**Job:**
Without the pictures, copy all the entries below exactly.

**Supplied records:**
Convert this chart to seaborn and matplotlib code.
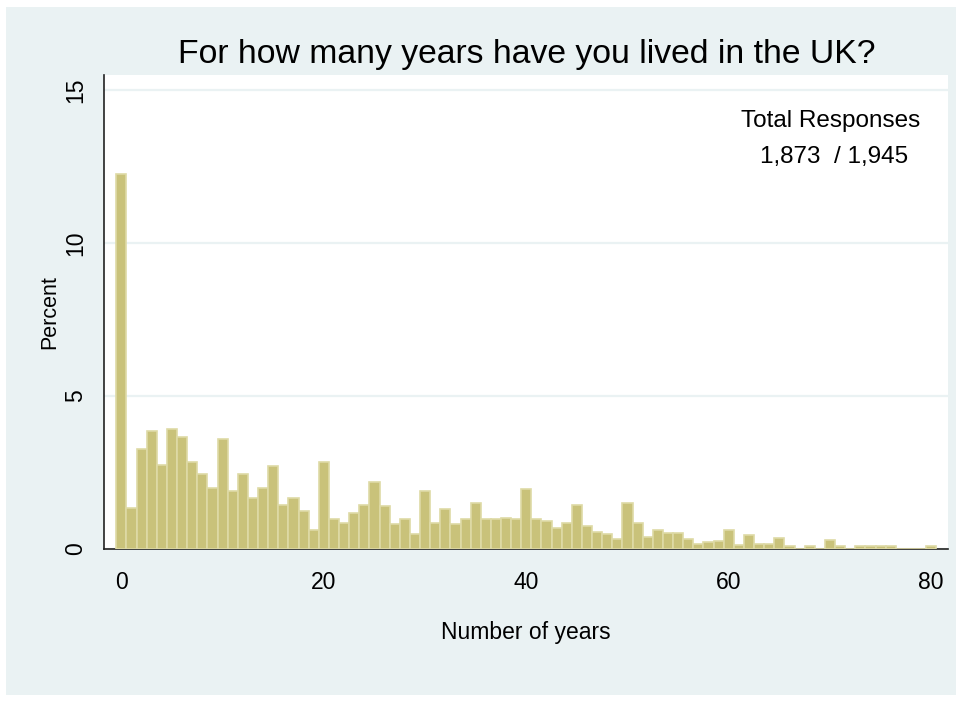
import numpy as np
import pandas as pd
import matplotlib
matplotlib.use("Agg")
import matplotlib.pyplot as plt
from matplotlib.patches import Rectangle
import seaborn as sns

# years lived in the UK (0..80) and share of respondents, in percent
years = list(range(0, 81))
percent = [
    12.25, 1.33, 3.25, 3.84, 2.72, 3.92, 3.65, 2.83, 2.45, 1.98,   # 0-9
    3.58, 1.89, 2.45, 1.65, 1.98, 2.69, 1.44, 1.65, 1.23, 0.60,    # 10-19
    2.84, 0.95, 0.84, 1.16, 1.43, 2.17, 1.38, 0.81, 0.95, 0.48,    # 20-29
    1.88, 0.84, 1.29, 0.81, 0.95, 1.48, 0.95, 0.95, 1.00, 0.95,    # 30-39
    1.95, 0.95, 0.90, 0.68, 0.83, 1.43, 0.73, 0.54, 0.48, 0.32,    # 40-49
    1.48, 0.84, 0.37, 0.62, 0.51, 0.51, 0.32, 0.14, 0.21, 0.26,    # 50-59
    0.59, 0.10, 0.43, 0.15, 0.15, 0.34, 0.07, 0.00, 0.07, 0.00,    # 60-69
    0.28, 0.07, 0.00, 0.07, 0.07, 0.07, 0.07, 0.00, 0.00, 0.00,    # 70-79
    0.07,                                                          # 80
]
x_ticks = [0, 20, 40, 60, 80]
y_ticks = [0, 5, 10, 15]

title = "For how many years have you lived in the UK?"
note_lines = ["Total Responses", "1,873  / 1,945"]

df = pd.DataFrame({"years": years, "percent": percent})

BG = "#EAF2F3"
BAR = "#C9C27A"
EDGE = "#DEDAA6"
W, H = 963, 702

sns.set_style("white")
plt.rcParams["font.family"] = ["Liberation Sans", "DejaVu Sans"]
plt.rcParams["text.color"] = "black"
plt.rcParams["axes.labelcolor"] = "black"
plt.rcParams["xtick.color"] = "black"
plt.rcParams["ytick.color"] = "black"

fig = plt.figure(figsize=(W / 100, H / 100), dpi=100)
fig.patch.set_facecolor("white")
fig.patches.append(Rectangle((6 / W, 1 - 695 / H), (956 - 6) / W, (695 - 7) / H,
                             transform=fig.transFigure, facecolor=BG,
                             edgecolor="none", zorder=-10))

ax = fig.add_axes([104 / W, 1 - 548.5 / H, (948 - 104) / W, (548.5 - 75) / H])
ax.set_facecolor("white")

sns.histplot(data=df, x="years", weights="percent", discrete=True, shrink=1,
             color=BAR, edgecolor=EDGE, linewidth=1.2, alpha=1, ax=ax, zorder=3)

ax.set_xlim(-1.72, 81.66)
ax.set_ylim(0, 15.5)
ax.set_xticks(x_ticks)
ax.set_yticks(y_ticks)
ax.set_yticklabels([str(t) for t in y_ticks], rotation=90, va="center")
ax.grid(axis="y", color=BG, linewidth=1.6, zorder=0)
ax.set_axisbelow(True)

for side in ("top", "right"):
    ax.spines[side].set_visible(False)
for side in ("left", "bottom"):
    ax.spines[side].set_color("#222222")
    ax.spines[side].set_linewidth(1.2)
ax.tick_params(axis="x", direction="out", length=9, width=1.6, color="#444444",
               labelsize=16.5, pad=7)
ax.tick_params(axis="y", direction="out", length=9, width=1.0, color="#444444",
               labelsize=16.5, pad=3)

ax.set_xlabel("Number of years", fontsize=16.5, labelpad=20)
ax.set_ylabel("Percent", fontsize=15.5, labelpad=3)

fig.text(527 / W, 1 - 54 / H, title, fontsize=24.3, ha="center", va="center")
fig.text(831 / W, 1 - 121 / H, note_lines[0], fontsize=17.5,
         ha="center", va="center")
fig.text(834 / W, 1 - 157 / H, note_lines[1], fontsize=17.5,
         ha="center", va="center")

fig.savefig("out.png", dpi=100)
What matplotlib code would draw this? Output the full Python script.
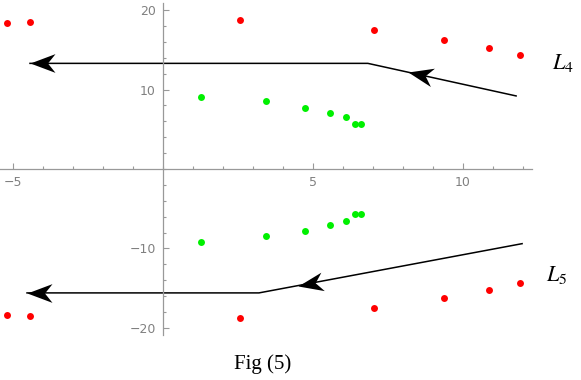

**Exercise response:**
Convert this chart to seaborn and matplotlib code.
import numpy as np
import pandas as pd
import matplotlib
matplotlib.use("Agg")
import matplotlib.pyplot as plt
from matplotlib.patches import Rectangle
import seaborn as sns

# years lived in the UK (0..80) and share of respondents, in percent
years = list(range(0, 81))
percent = [
    12.25, 1.33, 3.25, 3.84, 2.72, 3.92, 3.65, 2.83, 2.45, 1.98,   # 0-9
    3.58, 1.89, 2.45, 1.65, 1.98, 2.69, 1.44, 1.65, 1.23, 0.60,    # 10-19
    2.84, 0.95, 0.84, 1.16, 1.43, 2.17, 1.38, 0.81, 0.95, 0.48,    # 20-29
    1.88, 0.84, 1.29, 0.81, 0.95, 1.48, 0.95, 0.95, 1.00, 0.95,    # 30-39
    1.95, 0.95, 0.90, 0.68, 0.83, 1.43, 0.73, 0.54, 0.48, 0.32,    # 40-49
    1.48, 0.84, 0.37, 0.62, 0.51, 0.51, 0.32, 0.14, 0.21, 0.26,    # 50-59
    0.59, 0.10, 0.43, 0.15, 0.15, 0.34, 0.07, 0.00, 0.07, 0.00,    # 60-69
    0.28, 0.07, 0.00, 0.07, 0.07, 0.07, 0.07, 0.00, 0.00, 0.00,    # 70-79
    0.07,                                                          # 80
]
x_ticks = [0, 20, 40, 60, 80]
y_ticks = [0, 5, 10, 15]

title = "For how many years have you lived in the UK?"
note_lines = ["Total Responses", "1,873  / 1,945"]

df = pd.DataFrame({"years": years, "percent": percent})

BG = "#EAF2F3"
BAR = "#C9C27A"
EDGE = "#DEDAA6"
W, H = 963, 702

sns.set_style("white")
plt.rcParams["font.family"] = ["Liberation Sans", "DejaVu Sans"]
plt.rcParams["text.color"] = "black"
plt.rcParams["axes.labelcolor"] = "black"
plt.rcParams["xtick.color"] = "black"
plt.rcParams["ytick.color"] = "black"

fig = plt.figure(figsize=(W / 100, H / 100), dpi=100)
fig.patch.set_facecolor("white")
fig.patches.append(Rectangle((6 / W, 1 - 695 / H), (956 - 6) / W, (695 - 7) / H,
                             transform=fig.transFigure, facecolor=BG,
                             edgecolor="none", zorder=-10))

ax = fig.add_axes([104 / W, 1 - 548.5 / H, (948 - 104) / W, (548.5 - 75) / H])
ax.set_facecolor("white")

sns.histplot(data=df, x="years", weights="percent", discrete=True, shrink=1,
             color=BAR, edgecolor=EDGE, linewidth=1.2, alpha=1, ax=ax, zorder=3)

ax.set_xlim(-1.72, 81.66)
ax.set_ylim(0, 15.5)
ax.set_xticks(x_ticks)
ax.set_yticks(y_ticks)
ax.set_yticklabels([str(t) for t in y_ticks], rotation=90, va="center")
ax.grid(axis="y", color=BG, linewidth=1.6, zorder=0)
ax.set_axisbelow(True)

for side in ("top", "right"):
    ax.spines[side].set_visible(False)
for side in ("left", "bottom"):
    ax.spines[side].set_color("#222222")
    ax.spines[side].set_linewidth(1.2)
ax.tick_params(axis="x", direction="out", length=9, width=1.6, color="#444444",
               labelsize=16.5, pad=7)
ax.tick_params(axis="y", direction="out", length=9, width=1.0, color="#444444",
               labelsize=16.5, pad=3)

ax.set_xlabel("Number of years", fontsize=16.5, labelpad=20)
ax.set_ylabel("Percent", fontsize=15.5, labelpad=3)

fig.text(527 / W, 1 - 54 / H, title, fontsize=24.3, ha="center", va="center")
fig.text(831 / W, 1 - 121 / H, note_lines[0], fontsize=17.5,
         ha="center", va="center")
fig.text(834 / W, 1 - 157 / H, note_lines[1], fontsize=17.5,
         ha="center", va="center")

fig.savefig("out.png", dpi=100)
What matplotlib code would draw this? Output the full Python script.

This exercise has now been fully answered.